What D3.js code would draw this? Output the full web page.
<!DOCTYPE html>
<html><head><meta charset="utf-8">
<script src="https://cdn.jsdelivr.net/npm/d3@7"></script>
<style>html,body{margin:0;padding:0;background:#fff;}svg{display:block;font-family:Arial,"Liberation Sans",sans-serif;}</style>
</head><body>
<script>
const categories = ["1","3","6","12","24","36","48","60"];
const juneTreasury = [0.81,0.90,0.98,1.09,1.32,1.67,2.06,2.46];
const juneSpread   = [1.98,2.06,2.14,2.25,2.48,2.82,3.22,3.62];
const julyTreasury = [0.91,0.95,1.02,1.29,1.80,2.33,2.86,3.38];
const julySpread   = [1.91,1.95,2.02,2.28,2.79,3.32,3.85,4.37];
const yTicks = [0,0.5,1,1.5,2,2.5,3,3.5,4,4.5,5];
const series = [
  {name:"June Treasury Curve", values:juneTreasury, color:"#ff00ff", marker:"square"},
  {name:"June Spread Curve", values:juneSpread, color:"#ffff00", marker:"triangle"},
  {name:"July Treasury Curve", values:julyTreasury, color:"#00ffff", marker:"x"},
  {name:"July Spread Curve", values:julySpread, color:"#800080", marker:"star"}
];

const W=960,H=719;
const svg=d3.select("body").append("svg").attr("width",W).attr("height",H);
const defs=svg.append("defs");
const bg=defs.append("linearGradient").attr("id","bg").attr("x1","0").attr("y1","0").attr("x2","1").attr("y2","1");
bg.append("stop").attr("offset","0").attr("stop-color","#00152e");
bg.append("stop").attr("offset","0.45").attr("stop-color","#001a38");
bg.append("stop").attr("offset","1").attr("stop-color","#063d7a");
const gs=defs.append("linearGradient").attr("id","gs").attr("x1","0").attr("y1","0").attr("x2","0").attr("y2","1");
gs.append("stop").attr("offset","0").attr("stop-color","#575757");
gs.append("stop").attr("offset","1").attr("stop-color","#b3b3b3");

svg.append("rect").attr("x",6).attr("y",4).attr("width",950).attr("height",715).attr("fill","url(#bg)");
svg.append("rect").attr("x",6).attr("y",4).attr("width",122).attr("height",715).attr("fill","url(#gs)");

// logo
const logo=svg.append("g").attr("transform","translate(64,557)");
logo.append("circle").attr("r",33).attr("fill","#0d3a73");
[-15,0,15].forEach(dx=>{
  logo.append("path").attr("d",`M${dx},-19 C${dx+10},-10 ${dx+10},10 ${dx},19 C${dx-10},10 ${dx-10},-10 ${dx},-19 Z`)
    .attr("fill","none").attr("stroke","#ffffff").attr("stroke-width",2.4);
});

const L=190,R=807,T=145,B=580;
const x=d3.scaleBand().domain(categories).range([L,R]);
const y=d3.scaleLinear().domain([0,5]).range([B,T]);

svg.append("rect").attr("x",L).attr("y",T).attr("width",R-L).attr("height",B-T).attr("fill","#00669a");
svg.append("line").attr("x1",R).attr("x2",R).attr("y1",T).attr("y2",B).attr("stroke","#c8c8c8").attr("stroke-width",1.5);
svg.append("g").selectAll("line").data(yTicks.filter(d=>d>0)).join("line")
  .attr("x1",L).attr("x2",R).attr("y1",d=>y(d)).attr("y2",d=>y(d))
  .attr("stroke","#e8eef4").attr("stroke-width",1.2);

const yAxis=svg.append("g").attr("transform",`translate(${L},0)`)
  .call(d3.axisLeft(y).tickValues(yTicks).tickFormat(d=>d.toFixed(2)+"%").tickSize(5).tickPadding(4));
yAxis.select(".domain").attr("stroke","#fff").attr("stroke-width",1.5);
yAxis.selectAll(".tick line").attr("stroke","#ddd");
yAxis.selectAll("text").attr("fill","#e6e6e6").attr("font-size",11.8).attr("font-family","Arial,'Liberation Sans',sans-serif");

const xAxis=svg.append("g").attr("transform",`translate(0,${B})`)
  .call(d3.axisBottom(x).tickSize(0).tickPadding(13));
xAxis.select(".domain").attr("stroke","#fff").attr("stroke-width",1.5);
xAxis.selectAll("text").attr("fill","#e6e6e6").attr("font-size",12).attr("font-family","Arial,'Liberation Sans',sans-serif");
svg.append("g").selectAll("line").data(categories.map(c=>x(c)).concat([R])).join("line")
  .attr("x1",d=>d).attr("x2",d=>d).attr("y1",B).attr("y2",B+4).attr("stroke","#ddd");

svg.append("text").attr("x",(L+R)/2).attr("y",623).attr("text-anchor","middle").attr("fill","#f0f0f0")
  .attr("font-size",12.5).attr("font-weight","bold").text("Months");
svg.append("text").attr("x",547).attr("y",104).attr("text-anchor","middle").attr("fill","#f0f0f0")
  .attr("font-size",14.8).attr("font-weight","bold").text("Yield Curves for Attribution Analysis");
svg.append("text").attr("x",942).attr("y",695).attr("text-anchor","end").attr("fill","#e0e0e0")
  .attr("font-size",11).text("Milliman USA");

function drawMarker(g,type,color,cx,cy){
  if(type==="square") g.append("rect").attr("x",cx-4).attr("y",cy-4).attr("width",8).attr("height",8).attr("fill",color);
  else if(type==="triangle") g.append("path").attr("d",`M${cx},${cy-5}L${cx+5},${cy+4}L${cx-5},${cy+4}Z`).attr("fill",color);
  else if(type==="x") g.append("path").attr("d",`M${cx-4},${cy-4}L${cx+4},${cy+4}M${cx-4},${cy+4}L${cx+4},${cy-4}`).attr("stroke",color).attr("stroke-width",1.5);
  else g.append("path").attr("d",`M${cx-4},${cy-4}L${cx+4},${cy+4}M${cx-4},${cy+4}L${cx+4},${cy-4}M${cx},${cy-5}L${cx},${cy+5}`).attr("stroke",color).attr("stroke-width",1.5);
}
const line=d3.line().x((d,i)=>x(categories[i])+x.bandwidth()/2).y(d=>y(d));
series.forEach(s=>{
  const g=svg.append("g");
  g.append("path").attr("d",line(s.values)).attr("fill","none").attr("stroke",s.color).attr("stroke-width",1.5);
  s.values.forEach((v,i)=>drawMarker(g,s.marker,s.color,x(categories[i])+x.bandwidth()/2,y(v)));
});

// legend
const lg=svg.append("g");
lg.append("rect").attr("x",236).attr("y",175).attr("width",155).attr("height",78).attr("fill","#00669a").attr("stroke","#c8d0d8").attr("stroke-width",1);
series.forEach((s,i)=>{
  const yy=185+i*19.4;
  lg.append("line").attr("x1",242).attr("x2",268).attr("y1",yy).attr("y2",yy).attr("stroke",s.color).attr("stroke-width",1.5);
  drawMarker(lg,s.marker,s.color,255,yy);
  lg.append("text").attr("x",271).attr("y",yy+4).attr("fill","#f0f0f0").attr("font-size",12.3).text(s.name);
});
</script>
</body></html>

▶ [What is needed] Reproduce the complete data exactly as presented above.

▶ [Expected output]
What D3.js code would draw this? Output the full web page.
<!DOCTYPE html>
<html><head><meta charset="utf-8">
<script src="https://cdn.jsdelivr.net/npm/d3@7"></script>
<style>html,body{margin:0;padding:0;background:#fff;}svg{display:block;font-family:Arial,"Liberation Sans",sans-serif;}</style>
</head><body>
<script>
const categories = ["1","3","6","12","24","36","48","60"];
const juneTreasury = [0.81,0.90,0.98,1.09,1.32,1.67,2.06,2.46];
const juneSpread   = [1.98,2.06,2.14,2.25,2.48,2.82,3.22,3.62];
const julyTreasury = [0.91,0.95,1.02,1.29,1.80,2.33,2.86,3.38];
const julySpread   = [1.91,1.95,2.02,2.28,2.79,3.32,3.85,4.37];
const yTicks = [0,0.5,1,1.5,2,2.5,3,3.5,4,4.5,5];
const series = [
  {name:"June Treasury Curve", values:juneTreasury, color:"#ff00ff", marker:"square"},
  {name:"June Spread Curve", values:juneSpread, color:"#ffff00", marker:"triangle"},
  {name:"July Treasury Curve", values:julyTreasury, color:"#00ffff", marker:"x"},
  {name:"July Spread Curve", values:julySpread, color:"#800080", marker:"star"}
];

const W=960,H=719;
const svg=d3.select("body").append("svg").attr("width",W).attr("height",H);
const defs=svg.append("defs");
const bg=defs.append("linearGradient").attr("id","bg").attr("x1","0").attr("y1","0").attr("x2","1").attr("y2","1");
bg.append("stop").attr("offset","0").attr("stop-color","#00152e");
bg.append("stop").attr("offset","0.45").attr("stop-color","#001a38");
bg.append("stop").attr("offset","1").attr("stop-color","#063d7a");
const gs=defs.append("linearGradient").attr("id","gs").attr("x1","0").attr("y1","0").attr("x2","0").attr("y2","1");
gs.append("stop").attr("offset","0").attr("stop-color","#575757");
gs.append("stop").attr("offset","1").attr("stop-color","#b3b3b3");

svg.append("rect").attr("x",6).attr("y",4).attr("width",950).attr("height",715).attr("fill","url(#bg)");
svg.append("rect").attr("x",6).attr("y",4).attr("width",122).attr("height",715).attr("fill","url(#gs)");

// logo
const logo=svg.append("g").attr("transform","translate(64,557)");
logo.append("circle").attr("r",33).attr("fill","#0d3a73");
[-15,0,15].forEach(dx=>{
  logo.append("path").attr("d",`M${dx},-19 C${dx+10},-10 ${dx+10},10 ${dx},19 C${dx-10},10 ${dx-10},-10 ${dx},-19 Z`)
    .attr("fill","none").attr("stroke","#ffffff").attr("stroke-width",2.4);
});

const L=190,R=807,T=145,B=580;
const x=d3.scaleBand().domain(categories).range([L,R]);
const y=d3.scaleLinear().domain([0,5]).range([B,T]);

svg.append("rect").attr("x",L).attr("y",T).attr("width",R-L).attr("height",B-T).attr("fill","#00669a");
svg.append("line").attr("x1",R).attr("x2",R).attr("y1",T).attr("y2",B).attr("stroke","#c8c8c8").attr("stroke-width",1.5);
svg.append("g").selectAll("line").data(yTicks.filter(d=>d>0)).join("line")
  .attr("x1",L).attr("x2",R).attr("y1",d=>y(d)).attr("y2",d=>y(d))
  .attr("stroke","#e8eef4").attr("stroke-width",1.2);

const yAxis=svg.append("g").attr("transform",`translate(${L},0)`)
  .call(d3.axisLeft(y).tickValues(yTicks).tickFormat(d=>d.toFixed(2)+"%").tickSize(5).tickPadding(4));
yAxis.select(".domain").attr("stroke","#fff").attr("stroke-width",1.5);
yAxis.selectAll(".tick line").attr("stroke","#ddd");
yAxis.selectAll("text").attr("fill","#e6e6e6").attr("font-size",11.8).attr("font-family","Arial,'Liberation Sans',sans-serif");

const xAxis=svg.append("g").attr("transform",`translate(0,${B})`)
  .call(d3.axisBottom(x).tickSize(0).tickPadding(13));
xAxis.select(".domain").attr("stroke","#fff").attr("stroke-width",1.5);
xAxis.selectAll("text").attr("fill","#e6e6e6").attr("font-size",12).attr("font-family","Arial,'Liberation Sans',sans-serif");
svg.append("g").selectAll("line").data(categories.map(c=>x(c)).concat([R])).join("line")
  .attr("x1",d=>d).attr("x2",d=>d).attr("y1",B).attr("y2",B+4).attr("stroke","#ddd");

svg.append("text").attr("x",(L+R)/2).attr("y",623).attr("text-anchor","middle").attr("fill","#f0f0f0")
  .attr("font-size",12.5).attr("font-weight","bold").text("Months");
svg.append("text").attr("x",547).attr("y",104).attr("text-anchor","middle").attr("fill","#f0f0f0")
  .attr("font-size",14.8).attr("font-weight","bold").text("Yield Curves for Attribution Analysis");
svg.append("text").attr("x",942).attr("y",695).attr("text-anchor","end").attr("fill","#e0e0e0")
  .attr("font-size",11).text("Milliman USA");

function drawMarker(g,type,color,cx,cy){
  if(type==="square") g.append("rect").attr("x",cx-4).attr("y",cy-4).attr("width",8).attr("height",8).attr("fill",color);
  else if(type==="triangle") g.append("path").attr("d",`M${cx},${cy-5}L${cx+5},${cy+4}L${cx-5},${cy+4}Z`).attr("fill",color);
  else if(type==="x") g.append("path").attr("d",`M${cx-4},${cy-4}L${cx+4},${cy+4}M${cx-4},${cy+4}L${cx+4},${cy-4}`).attr("stroke",color).attr("stroke-width",1.5);
  else g.append("path").attr("d",`M${cx-4},${cy-4}L${cx+4},${cy+4}M${cx-4},${cy+4}L${cx+4},${cy-4}M${cx},${cy-5}L${cx},${cy+5}`).attr("stroke",color).attr("stroke-width",1.5);
}
const line=d3.line().x((d,i)=>x(categories[i])+x.bandwidth()/2).y(d=>y(d));
series.forEach(s=>{
  const g=svg.append("g");
  g.append("path").attr("d",line(s.values)).attr("fill","none").attr("stroke",s.color).attr("stroke-width",1.5);
  s.values.forEach((v,i)=>drawMarker(g,s.marker,s.color,x(categories[i])+x.bandwidth()/2,y(v)));
});

// legend
const lg=svg.append("g");
lg.append("rect").attr("x",236).attr("y",175).attr("width",155).attr("height",78).attr("fill","#00669a").attr("stroke","#c8d0d8").attr("stroke-width",1);
series.forEach((s,i)=>{
  const yy=185+i*19.4;
  lg.append("line").attr("x1",242).attr("x2",268).attr("y1",yy).attr("y2",yy).attr("stroke",s.color).attr("stroke-width",1.5);
  drawMarker(lg,s.marker,s.color,255,yy);
  lg.append("text").attr("x",271).attr("y",yy+4).attr("fill","#f0f0f0").attr("font-size",12.3).text(s.name);
});
</script>
</body></html>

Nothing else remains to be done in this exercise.